A recente medida provisória
(objeto imediato de inúmeras ADins) que proíbe o desconto sindical na folha de
pagamento dos trabalhadores é sim uma intervenção aberta do Estado na
organização autônoma da classe operária e outros segmentos de trabalhadores. Os
sindicatos tinham procurado contornar o problema aprovando projetos de
negociação coletiva onde já estava presente o desconto sindical de cada
trabalhador (e alguns magistrados já estavam sentenciando que os não associados
daquela categoria não tinham direito à suas conquistas trabalhistas). A
obrigação na hora presente de cada trabalhador assinar uma declaração de acordo
com o desconto ou ter ele mesmo que recolher o desconto mediante boleto
bancário se configura como ataque à organização dos trabalhadores e se
beneficia da ignorância e das dificuldades materiais porque passam grande parte
da classe trabalhadora, que não entende o importância estratégica dos
sindicatos para a defesa de seus interesses.

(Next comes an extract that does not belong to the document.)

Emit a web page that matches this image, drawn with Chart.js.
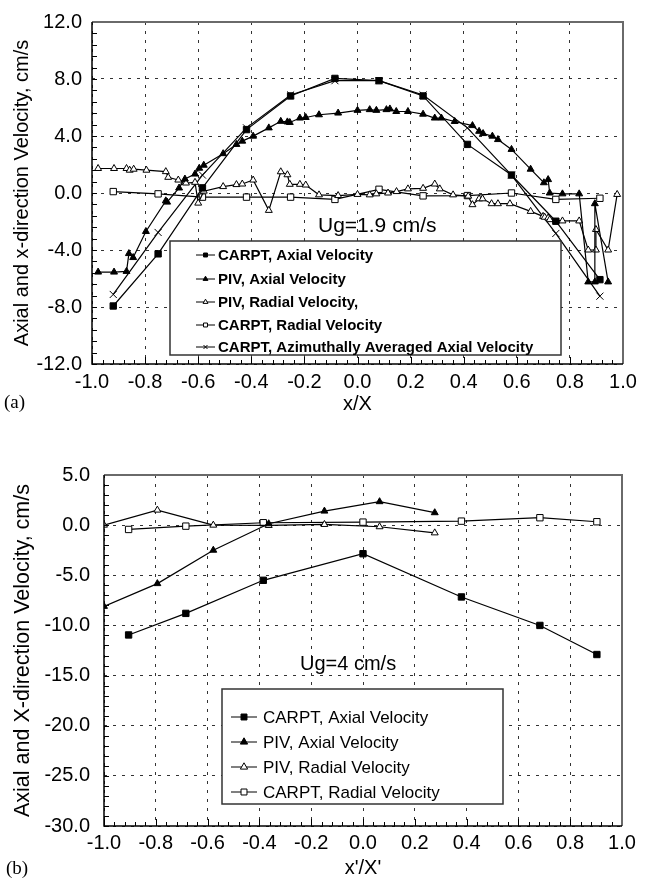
<!DOCTYPE html>
<html>
<head>
<meta charset="utf-8">
<script src="https://cdn.jsdelivr.net/npm/chart.js@4.4.1/dist/chart.umd.min.js"></script>
<style>
  html, body { margin: 0; padding: 0; background: #fff; }
  #wrap { position: relative; width: 647px; height: 892px; }
  canvas { position: absolute; left: 0; top: 0; }
</style>
</head>
<body>
<div id="wrap">
  <canvas id="chartA" width="647" height="892"></canvas>
  <canvas id="chartB" width="647" height="892"></canvas>
</div>
<script>
// ---------- panel (a), Ug = 1.9 cm/s ----------
const a_carpt_x = [-0.920, -0.751, -0.584, -0.418, -0.252, -0.085, 0.081, 0.247, 0.414, 0.580, 0.747, 0.913];
const a_carptAxial_y = [-7.93, -4.27, 0.36, 4.45, 6.81, 8.04, 7.88, 6.81, 3.41, 1.26, -1.98, -6.08];
const a_carptRadial_y = [0.10, -0.06, -0.29, -0.29, -0.29, -0.45, 0.26, -0.20, -0.18, 0.00, -0.45, -0.37];
const a_carptAzim_y = [-7.12, -2.77, 1.26, 4.57, 6.88, 7.88, 7.88, 6.88, 4.57, 1.26, -2.84, -7.24];

const a_pivAxial_x = [-0.977, -0.917, -0.870, -0.861, -0.845, -0.797, -0.722, -0.717, -0.672, -0.650, -0.612, -0.596, -0.579,
  -0.506, -0.456, -0.434, -0.393, -0.334, -0.289, -0.264, -0.255, -0.217, -0.195, -0.145, -0.073, 0.000, 0.046, 0.071,
  0.109, 0.122, 0.146, 0.190, 0.247, 0.291, 0.316, 0.366, 0.433, 0.458, 0.473, 0.508, 0.529, 0.580, 0.652, 0.702,
  0.718, 0.724, 0.772, 0.835, 0.869, 0.894, 0.894, 0.944];
const a_pivAxial_y = [-5.55, -5.55, -5.50, -4.25, -4.53, -2.70, -0.55, -0.64, 0.35, 0.98, 1.33, 1.74, 1.95,
  2.76, 3.41, 3.64, 3.99, 4.57, 5.03, 4.99, 4.95, 5.26, 5.30, 5.49, 5.61, 5.80, 5.85, 5.80,
  5.85, 5.90, 5.72, 5.72, 5.53, 5.26, 5.26, 5.02, 4.73, 4.33, 4.17, 3.99, 3.75, 3.06, 1.67, 0.72,
  0.94, 0.00, -0.06, -0.06, -6.24, -6.24, -0.75, -6.24];

const a_pivRadial_x = [-0.977, -0.917, -0.870, -0.858, -0.843, -0.795, -0.722, -0.713, -0.675, -0.653, -0.646, -0.612, -0.600,
  -0.579, -0.506, -0.456, -0.434, -0.393, -0.334, -0.289, -0.264, -0.255, -0.217, -0.195, -0.145, -0.073, 0.000,
  0.046, 0.071, 0.115, 0.147, 0.190, 0.247, 0.291, 0.310, 0.360, 0.417, 0.433, 0.458, 0.471, 0.505, 0.529, 0.574,
  0.652, 0.699, 0.705, 0.718, 0.724, 0.772, 0.835, 0.869, 0.898, 0.898, 0.944, 0.978];
const a_pivRadial_y = [1.72, 1.72, 1.72, 1.60, 1.67, 1.60, 1.50, 1.10, 0.91, 0.75, 0.70, 0.75, -0.71,
  0.13, 0.45, 0.59, 0.63, 0.91, -1.22, 1.49, 1.28, 0.61, 0.61, 0.56, -0.13, -0.18, -0.10,
  -0.13, -0.06, 0.00, 0.10, 0.29, 0.33, 0.63, 0.29, -0.13, -0.22, -0.82, -0.41, -0.41, -0.75, -0.75, -0.75,
  -1.29, -1.64, -1.70, -1.75, -1.87, -1.96, -1.96, -4.00, -4.00, -2.56, -4.00, -0.10];

const a_xTicks = [-1.0, -0.8, -0.6, -0.4, -0.2, 0.0, 0.2, 0.4, 0.6, 0.8, 1.0];
const a_yTicks = [-12, -8, -4, 0, 4, 8, 12];

// ---------- panel (b), Ug = 4 cm/s ----------
const b_carpt_x = [-0.905, -0.684, -0.385, 0.000, 0.380, 0.683, 0.903];
const b_carptAxial_y = [-10.95, -8.80, -5.50, -2.85, -7.16, -10.00, -12.90];
const b_carptRadial_y = [-0.43, -0.10, 0.24, 0.30, 0.40, 0.74, 0.34];
const b_piv_x = [-1.000, -0.794, -0.578, -0.364, -0.149, 0.064, 0.277];
const b_pivAxial_y = [-8.10, -5.83, -2.50, 0.14, 1.40, 2.34, 1.24];
const b_pivRadial_y = [0.00, 1.50, 0.00, -0.03, 0.07, -0.16, -0.77];

const b_xTicks = [-1.0, -0.8, -0.6, -0.4, -0.2, 0.0, 0.2, 0.4, 0.6, 0.8, 1.0];
const b_yTicks = [-30, -25, -20, -15, -10, -5, 0, 5];

const FONT = "'Liberation Sans', Arial, Helvetica, sans-serif";
Chart.defaults.font.family = FONT;
Chart.defaults.color = '#000';

function zip(xs, ys) { return xs.map((x, i) => ({ x: x, y: ys[i] })); }
function fmt(v) { return Math.abs(v) < 1e-9 ? '0.0' : Number(v).toFixed(1); }

function series(label, xs, ys, style, filled, radius) {
  return {
    label: label,
    data: zip(xs, ys),
    showLine: true,
    borderColor: '#000',
    borderWidth: 1.2,
    pointStyle: style,
    pointRadius: radius,
    pointHoverRadius: radius,
    pointBorderColor: '#000',
    pointBorderWidth: 1,
    pointBackgroundColor: filled ? '#000' : '#fff',
    filled: filled
  };
}

function drawMarker(ctx, style, filled, x, y, r) {
  ctx.beginPath();
  if (style === 'rect') {
    const s = r * Math.SQRT1_2;
    ctx.rect(x - s, y - s, 2 * s, 2 * s);
  } else if (style === 'triangle') {
    ctx.moveTo(x, y - r);
    ctx.lineTo(x + r * 0.866, y + r * 0.5);
    ctx.lineTo(x - r * 0.866, y + r * 0.5);
    ctx.closePath();
  } else {
    const s = r * Math.SQRT1_2;
    ctx.moveTo(x - s, y - s); ctx.lineTo(x + s, y + s);
    ctx.moveTo(x + s, y - s); ctx.lineTo(x - s, y + s);
  }
  if (style !== 'crossRot') {
    ctx.fillStyle = filled ? '#000' : '#fff';
    ctx.fill();
  }
  ctx.stroke();
}

// frame, inward tick marks, legend box and annotations
const decoPlugin = {
  id: 'deco',
  afterDraw(chart, args, o) {
    const ctx = chart.ctx;
    const ca = chart.chartArea;
    const xs = chart.scales.x, ys = chart.scales.y;
    ctx.save();
    ctx.strokeStyle = '#000';
    ctx.lineWidth = 1;
    ctx.setLineDash([]);

    // tick marks pointing into the plot
    ctx.beginPath();
    let n = Math.round((xs.max - xs.min) / o.xMinor);
    for (let i = 0; i <= n; i++) {
      const px = Math.round(xs.getPixelForValue(xs.min + i * o.xMinor)) + 0.5;
      const len = (i % Math.round(0.2 / o.xMinor) === 0) ? 7 : 4;
      ctx.moveTo(px, ca.bottom); ctx.lineTo(px, ca.bottom - len);
    }
    n = Math.round((ys.max - ys.min) / o.yMinor);
    for (let i = 0; i <= n; i++) {
      const py = Math.round(ys.getPixelForValue(ys.min + i * o.yMinor)) + 0.5;
      ctx.moveTo(ca.left, py); ctx.lineTo(ca.left + 5, py);
    }
    ctx.stroke();

    // frame: top/right grey, left/bottom black
    ctx.strokeStyle = '#6a6a6a';
    ctx.lineWidth = 2;
    ctx.beginPath();
    ctx.moveTo(ca.left, ca.top); ctx.lineTo(ca.right, ca.top); ctx.lineTo(ca.right, ca.bottom);
    ctx.stroke();
    ctx.strokeStyle = '#000';
    ctx.lineWidth = 1.5;
    ctx.beginPath();
    ctx.moveTo(ca.left, ca.top); ctx.lineTo(ca.left, ca.bottom); ctx.lineTo(ca.right, ca.bottom);
    ctx.stroke();

    // legend
    const L = o.legend;
    ctx.fillStyle = '#fff';
    ctx.fillRect(L.box[0], L.box[1], L.box[2] - L.box[0], L.box[3] - L.box[1]);
    ctx.strokeStyle = '#333';
    ctx.lineWidth = 1.5;
    ctx.strokeRect(L.box[0], L.box[1], L.box[2] - L.box[0], L.box[3] - L.box[1]);
    ctx.lineWidth = 1;
    ctx.strokeStyle = '#000';
    chart.data.datasets.forEach((ds, i) => {
      const y = L.rows[i];
      ctx.beginPath();
      ctx.moveTo(L.lineX[0], y); ctx.lineTo(L.lineX[1], y);
      ctx.stroke();
      drawMarker(ctx, ds.pointStyle, ds.filled, (L.lineX[0] + L.lineX[1]) / 2, y, L.markR);
      ctx.save();
      ctx.fillStyle = '#000';
      ctx.font = L.font;
      ctx.textBaseline = 'middle';
      ctx.textAlign = 'left';
      ctx.translate(L.textX, y + 1);
      ctx.scale(L.squeeze, 1);
      ctx.fillText(ds.label, 0, 0);
      ctx.restore();
    });

    // flow-rate note
    ctx.fillStyle = '#000';
    ctx.font = o.note.font;
    ctx.textBaseline = 'middle';
    ctx.textAlign = 'left';
    ctx.fillText(o.note.text, o.note.x, o.note.y);

    // panel tag
    ctx.font = "19px 'Liberation Serif', 'Times New Roman', serif";
    ctx.fillText(o.tag.text, o.tag.x, o.tag.y);
    ctx.restore();
  }
};

function axes(xTicks, yTicks, yMin, yMax, xTitle, yTitle, yTitleSize, yWidth, xHeight, xTitlePad, xTickPad, yTickPad) {
  return {
    x: {
      type: 'linear', min: -1, max: 1,
      afterBuildTicks: s => { s.ticks = xTicks.map(v => ({ value: v })); },
      afterFit: s => { s.height = xHeight; },
      ticks: { font: { size: 20 }, color: '#000', padding: xTickPad, callback: v => fmt(v), maxRotation: 0, autoSkip: false },
      grid: { color: '#333', lineWidth: 1, drawTicks: false },
      border: { display: false, dash: [3, 6] },
      title: { display: true, text: xTitle, font: { size: 20 }, color: '#000', padding: { top: 0, bottom: xTitlePad } }
    },
    y: {
      type: 'linear', min: yMin, max: yMax,
      afterBuildTicks: s => { s.ticks = yTicks.map(v => ({ value: v })); },
      afterFit: s => { s.width = yWidth; },
      ticks: { font: { size: 20 }, color: '#000', padding: yTickPad, callback: v => fmt(v), autoSkip: false },
      grid: { color: '#333', lineWidth: 1, drawTicks: false },
      border: { display: false, dash: [3, 6] },
      title: { display: true, text: yTitle, font: { size: yTitleSize }, color: '#000', padding: { top: 10, bottom: 0 } }
    }
  };
}

new Chart(document.getElementById('chartA'), {
  type: 'scatter',
  data: {
    datasets: [
      series('CARPT, Axial Velocity', a_carpt_x, a_carptAxial_y, 'rect', true, 4.5),
      series('PIV, Axial Velocity', a_pivAxial_x, a_pivAxial_y, 'triangle', true, 4),
      series('PIV, Radial Velocity,', a_pivRadial_x, a_pivRadial_y, 'triangle', false, 4),
      series('CARPT, Radial Velocity', a_carpt_x, a_carptRadial_y, 'rect', false, 4.5),
      series('CARPT, Azimuthally Averaged Axial Velocity', a_carpt_x, a_carptAzim_y, 'crossRot', false, 5)
    ]
  },
  options: {
    responsive: false,
    animation: false,
    layout: { padding: { left: 0, top: 18, right: 24, bottom: 472 } },
    scales: axes(a_xTicks, a_yTicks, -12, 12, 'x/X', 'Axial and x-direction Velocity, cm/s', 20, 92, 56, 4, 6, 10),
    plugins: {
      legend: { display: false },
      tooltip: { enabled: false },
      deco: {
        xMinor: 0.04, yMinor: 0.8,
        legend: { box: [170, 241, 561, 355], rows: [255, 279, 302, 325, 347],
          lineX: [196, 215], textX: 218, markR: 2.8, font: "bold 15px " + FONT, squeeze: 1.0 },
        note: { text: 'Ug=1.9 cm/s', x: 318, y: 226, font: '21px ' + FONT },
        tag: { text: '(a)', x: 4, y: 403 }
      }
    }
  },
  plugins: [decoPlugin]
});

new Chart(document.getElementById('chartB'), {
  type: 'scatter',
  data: {
    datasets: [
      series('CARPT, Axial Velocity', b_carpt_x, b_carptAxial_y, 'rect', true, 4.5),
      series('PIV, Axial Velocity', b_piv_x, b_pivAxial_y, 'triangle', true, 4),
      series('PIV, Radial Velocity', b_piv_x, b_pivRadial_y, 'triangle', false, 4),
      series('CARPT, Radial Velocity', b_carpt_x, b_carptRadial_y, 'rect', false, 4.5)
    ]
  },
  options: {
    responsive: false,
    animation: false,
    layout: { padding: { left: 0, top: 475, right: 25, bottom: 0 } },
    scales: axes(b_xTicks, b_yTicks, -30, 5, "x'/X'", 'Axial and X-direction Velocity, cm/s', 21.5, 104, 66, 12, 5, 14),
    plugins: {
      legend: { display: false },
      tooltip: { enabled: false },
      deco: {
        xMinor: 0.04, yMinor: 1,
        legend: { box: [222, 689, 503, 804], rows: [717, 742, 767, 792],
          lineX: [231, 257], textX: 263, markR: 4.2, font: "17px " + FONT, squeeze: 1 },
        note: { text: 'Ug=4 cm/s', x: 300, y: 664, font: '20px ' + FONT },
        tag: { text: '(b)', x: 6, y: 869 }
      }
    }
  },
  plugins: [decoPlugin]
});
</script>
</body>
</html>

Não há dúvida que o ideal da
autonomia associativa passa pela auto-organização dos trabalhadores (incluindo
a questão do seu financiamento). Mas não se imagine que isso possa acontecer
num passe de mágica, de uma hora para outra. Isto é um processo pedagógico que demanda tempo,
conhecimento, educação político-sindical que os nossos operários ainda não
dispõem.
*Michel Zaidan Filho é cientista político e professor da UFPE.